Fees, Insurance, and the Fine Print That Actually Matters

Both account types are typically protected by FDIC insurance (or NCUA insurance at a credit union) up to $250,000 per depositor, per institution, per ownership category — a stable, long-standing guarantee that makes the specific bank's marketing largely irrelevant to whether your money is safe. What varies enormously between institutions is the fee structure: monthly maintenance fees, minimum balance requirements, overdraft fees, out-of-network ATM fees, and excess-transaction fees on savings accounts. Reading the fee schedule before opening either account matters more than comparing interest rates alone, since a $12 monthly fee can erase months of interest earnings on a modest balance.

It's also worth checking whether the two accounts are linked for overdraft protection, a feature many banks offer that automatically pulls from savings to cover a checking shortfall instead of charging an overdraft fee. It's a genuinely useful safety net, but it only works if the savings account actually has a buffer sitting in it.

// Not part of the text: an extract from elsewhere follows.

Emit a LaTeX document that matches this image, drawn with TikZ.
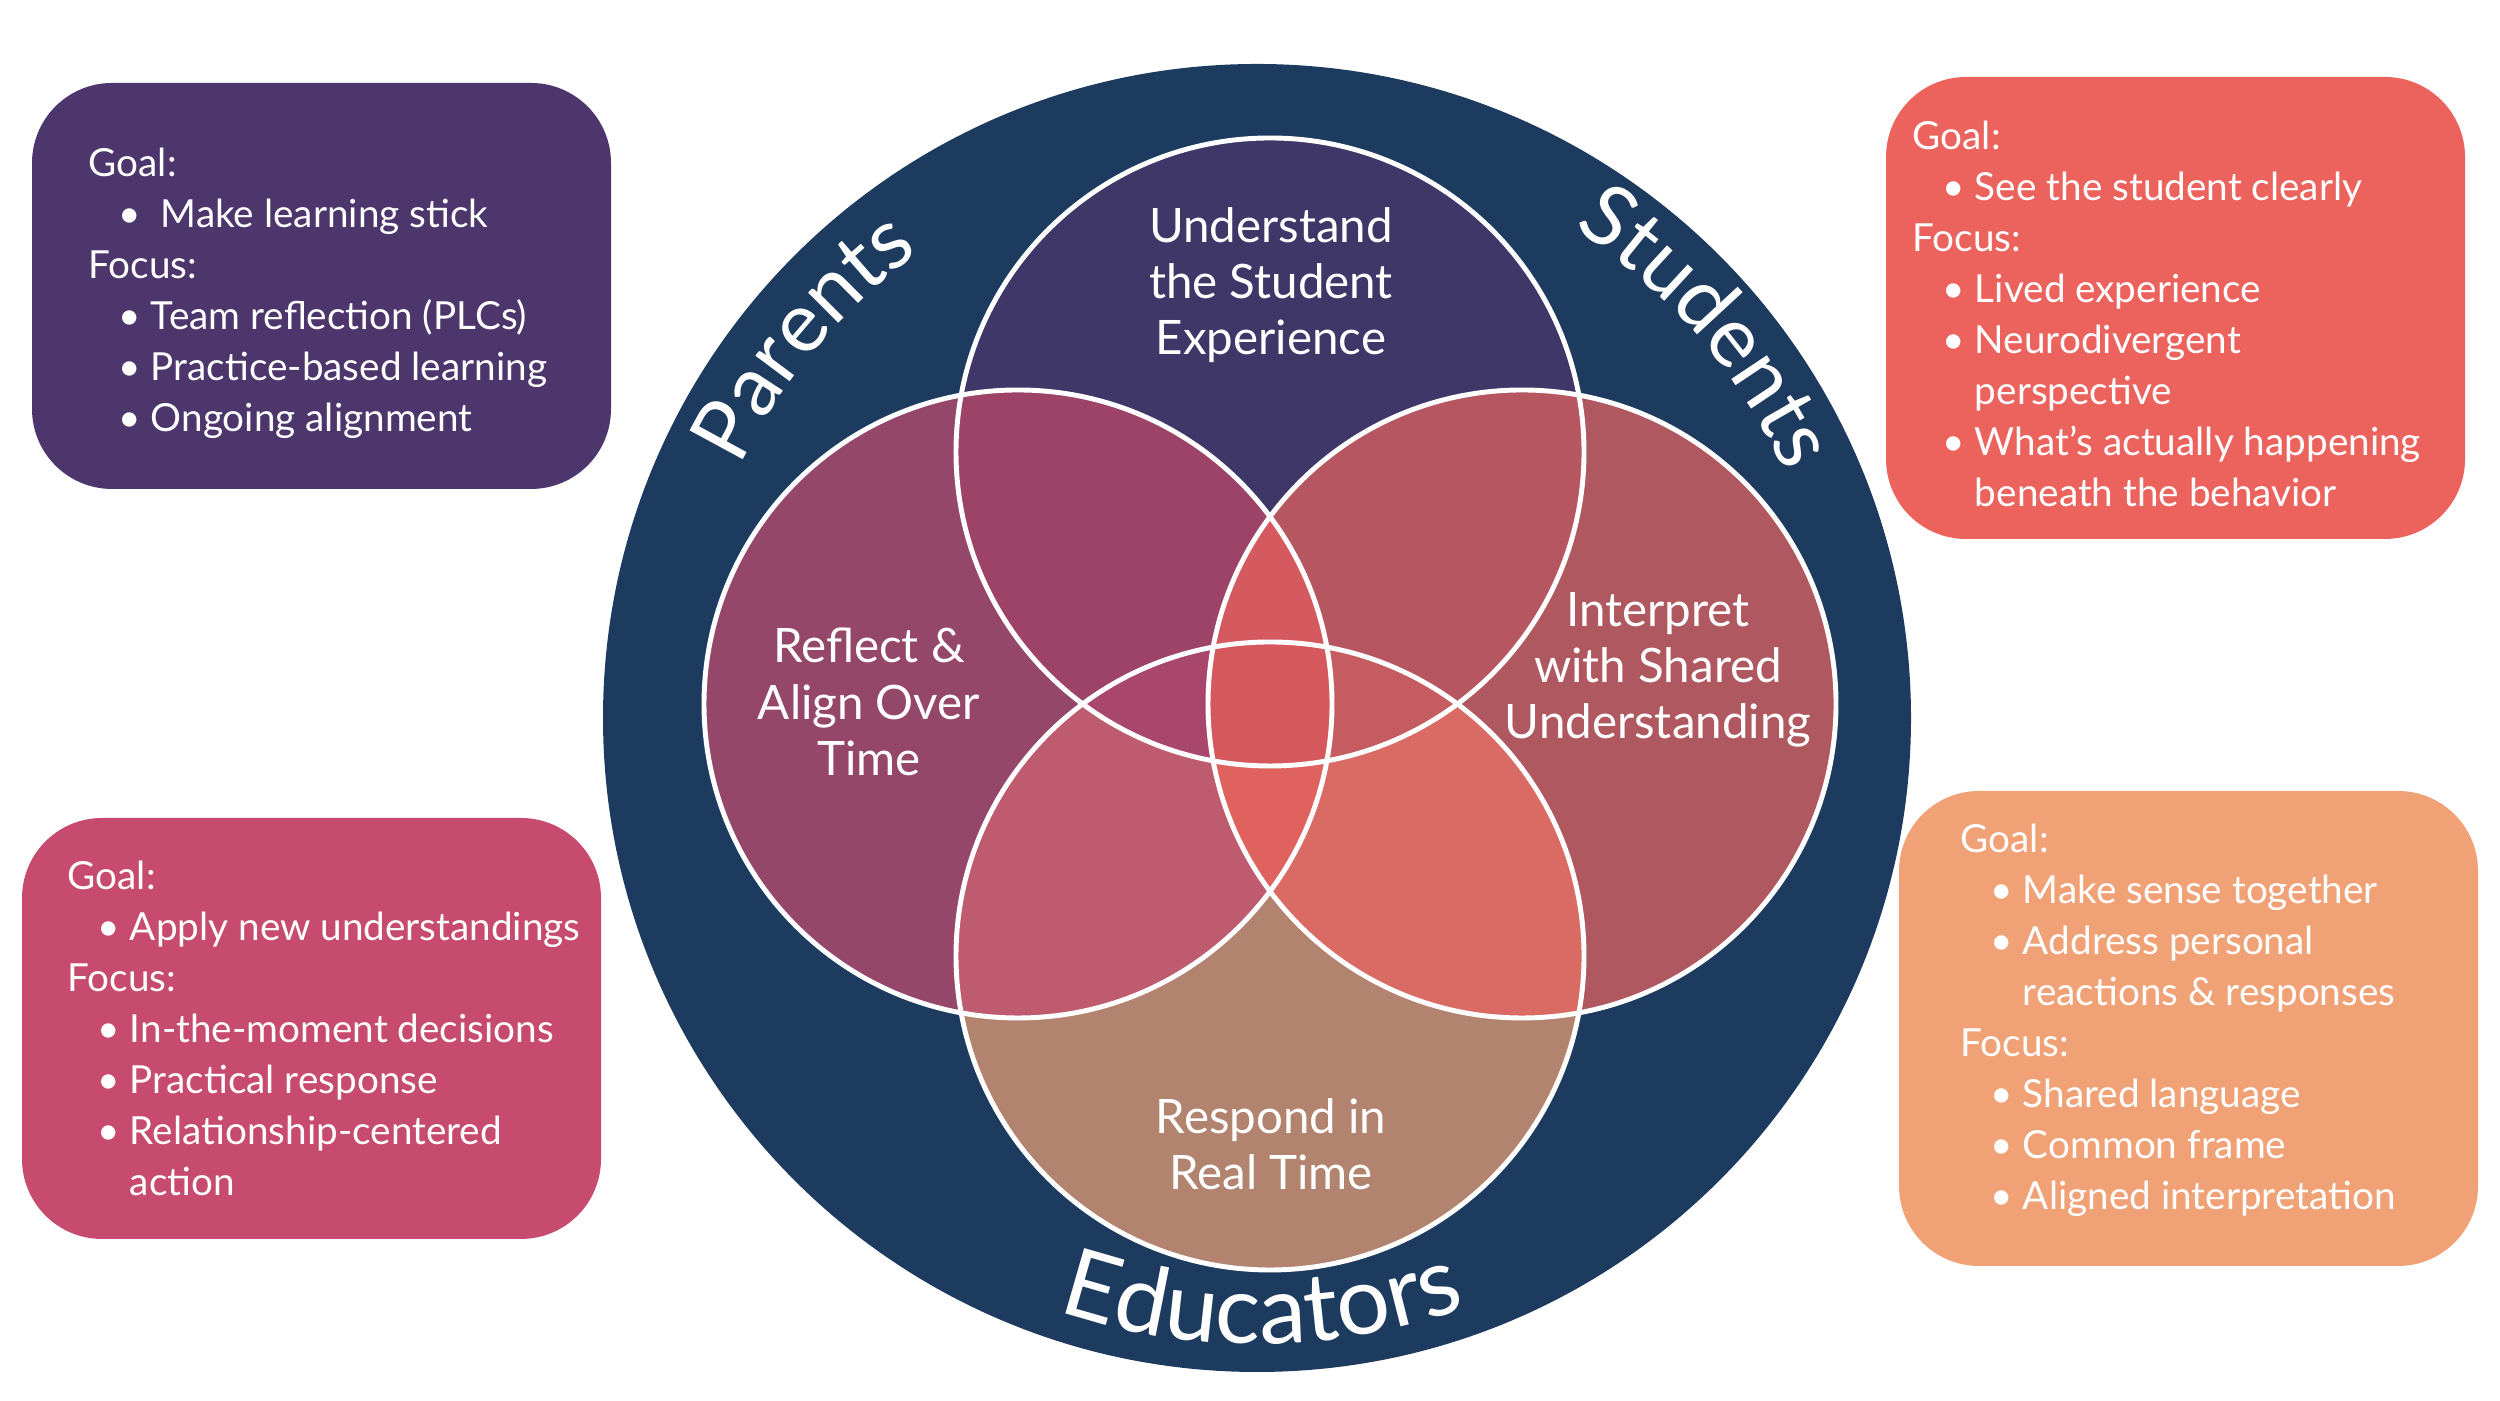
\documentclass[tikz,border=0pt]{standalone}
\usepackage{fontspec}
\setmainfont{Lato}
\usepackage{xcolor}
\usepackage{tikz}
\usetikzlibrary{decorations.text}

\definecolor{navyring}{HTML}{1C3B5E}
\definecolor{cTop}{HTML}{3E3768}
\definecolor{cLeft}{HTML}{95476A}
\definecolor{cRight}{HTML}{AF585F}
\definecolor{cBottom}{HTML}{B2836E}
\definecolor{cTL}{HTML}{9D4368}
\definecolor{cTR}{HTML}{B65660}
\definecolor{cBL}{HTML}{BE5B6E}
\definecolor{cBR}{HTML}{D96B64}
\definecolor{cLRT}{HTML}{D45A5F}
\definecolor{cLRB}{HTML}{E0625F}
\definecolor{cTBL}{HTML}{A9466C}
\definecolor{cTBR}{HTML}{C55C61}
\definecolor{cAll}{HTML}{D5585D}
\definecolor{boxPurple}{HTML}{4C366C}
\definecolor{boxRed}{HTML}{EC635E}
\definecolor{boxPink}{HTML}{C74B6E}
\definecolor{boxOrange}{HTML}{F0A276}

\tikzset{
  boxtext/.style={anchor=north west, inner sep=0pt, align=left, text=white,
    font=\fontsize{11}{14.5}\selectfont},
  venntext/.style={align=center, inner sep=0pt, text=white,
    font=\fontsize{13.5}{16}\selectfont},
  vennline/.style={draw=white, line width=1.4pt},
  infobox/.style={rounded corners=0.8cm},
  ringlabel/.style={decorate, decoration={text along path, text align=center,
    text color=white}},
}
\newcommand{\boxbul}{\hspace*{8.5pt}\makebox[9.2pt][l]{\textbullet}}
\newcommand{\boxcont}{\hspace*{17.7pt}}
\newcommand{\ringfont}{\fontsize{24}{28}\selectfont}
\newcommand{\vennR}{314}

\begin{document}
\begin{tikzpicture}[x=0.01cm, y=0.01cm]
  \useasboundingbox (0,0) rectangle (2500,1401);
  \fill[white] (0,0) rectangle (2500,1401);

  % outer ring
  \coordinate (nav) at (1257,683);
  \fill[navyring] (nav) circle (654);

  % venn centres
  \coordinate (T) at (1270,949);
  \coordinate (L) at (1018,697);
  \coordinate (R) at (1522,697);
  \coordinate (B) at (1270,445);

  % single circles
  \fill[cTop] (T) circle (\vennR);
  \fill[cLeft] (L) circle (\vennR);
  \fill[cRight] (R) circle (\vennR);
  \fill[cBottom] (B) circle (\vennR);

  % pair overlaps
  \begin{scope}
    \clip (T) circle (\vennR);
    \fill[cTL] (L) circle (\vennR);
    \fill[cTR] (R) circle (\vennR);
  \end{scope}
  \begin{scope}
    \clip (B) circle (\vennR);
    \fill[cBL] (L) circle (\vennR);
    \fill[cBR] (R) circle (\vennR);
  \end{scope}

  % triple overlaps
  \begin{scope}
    \clip (L) circle (\vennR);
    \clip (R) circle (\vennR);
    \fill[cLRT] (T) circle (\vennR);
    \fill[cLRB] (B) circle (\vennR);
  \end{scope}
  \begin{scope}
    \clip (T) circle (\vennR);
    \clip (B) circle (\vennR);
    \fill[cTBL] (L) circle (\vennR);
    \fill[cTBR] (R) circle (\vennR);
  \end{scope}

  % centre
  \begin{scope}
    \clip (T) circle (\vennR);
    \clip (B) circle (\vennR);
    \clip (L) circle (\vennR);
    \fill[cAll] (R) circle (\vennR);
  \end{scope}

  \foreach \c in {T,L,R,B}
    \draw[vennline] (\c) circle (\vennR);

  % ring labels
  \path[ringlabel, decoration={text={|\ringfont|Parents}}]
    (nav) ++(166:575) arc[start angle=166, end angle=114, radius=575];
  \path[ringlabel, decoration={text={|\ringfont|Students}}]
    (nav) ++(71:583) arc[start angle=71, end angle=11, radius=583];
  \path[ringlabel, decoration={text={|\fontsize{27}{30}\selectfont|Educators}}]
    (nav) ++(-120:626) arc[start angle=-120, end angle=-59, radius=626];

  % venn labels
  \node[venntext] (understand) at (1271,1116) {Understand\\the Student\\Experience};
  \node[venntext] (reflect) at (869,699) {Reflect \&\\Align Over\\Time};
  \node[venntext] (interpret) at (1658,731) {Interpret\\with Shared\\Understanding};
  \node[venntext] (respond) at (1271,257) {Respond in\\Real Time};

  % info boxes
  \fill[boxPurple, infobox] (32,912) rectangle (611,1318);
  \node[boxtext] (parentsgoal) at (88,1254) {Goal:\\
    \boxbul\ Make learning stick\\
    Focus:\\
    \boxbul Team reflection (PLCs)\\
    \boxbul Practice-based learning\\
    \boxbul Ongoing alignment};

  \fill[boxRed, infobox] (1886,862) rectangle (2465,1324);
  \node[boxtext] (studentsgoal) at (1912,1281) {Goal:\\
    \boxbul See the student clearly\\
    Focus:\\
    \boxbul Lived experience\\
    \boxbul Neurodivergent\\
    \boxcont perspective\\
    \boxbul What’s actually happening\\
    \boxcont beneath the behavior};

  \fill[boxPink, infobox] (22,162) rectangle (601,583);
  \node[boxtext] (educatorsgoal) at (67,541) {Goal:\\
    \boxbul Apply new understandings\\
    Focus:\\
    \boxbul In-the-moment decisions\\
    \boxbul Practical response\\
    \boxbul Relationship-centered\\
    \boxcont action};

  \fill[boxOrange, infobox] (1899,135) rectangle (2478,610);
  \node[boxtext] (sharedgoal) at (1960,578) {Goal:\\
    \boxbul Make sense together\\
    \boxbul Address personal\\
    \boxcont reactions \& responses\\
    Focus:\\
    \boxbul Shared language\\
    \boxbul Common frame\\
    \boxbul Aligned interpretation};
\end{tikzpicture}
\end{document}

A Simple Framework for Splitting Your Money

A practical starting framework: keep one to two months of predictable expenses in checking, keep three to six months of essential expenses in a high-yield savings account as an emergency fund, and route anything beyond that toward longer-term goals in accounts built for growth rather than liquidity, such as a retirement account or brokerage account. If you notice your checking balance consistently ballooning well beyond what your bills require, that's usually a signal to sweep the excess into savings, where it can at least earn something while it waits to be used. Conversely, if you're regularly dipping into savings to cover checking shortfalls, that's a sign your checking buffer is too thin relative to your actual spending pattern, not that savings is doing something wrong.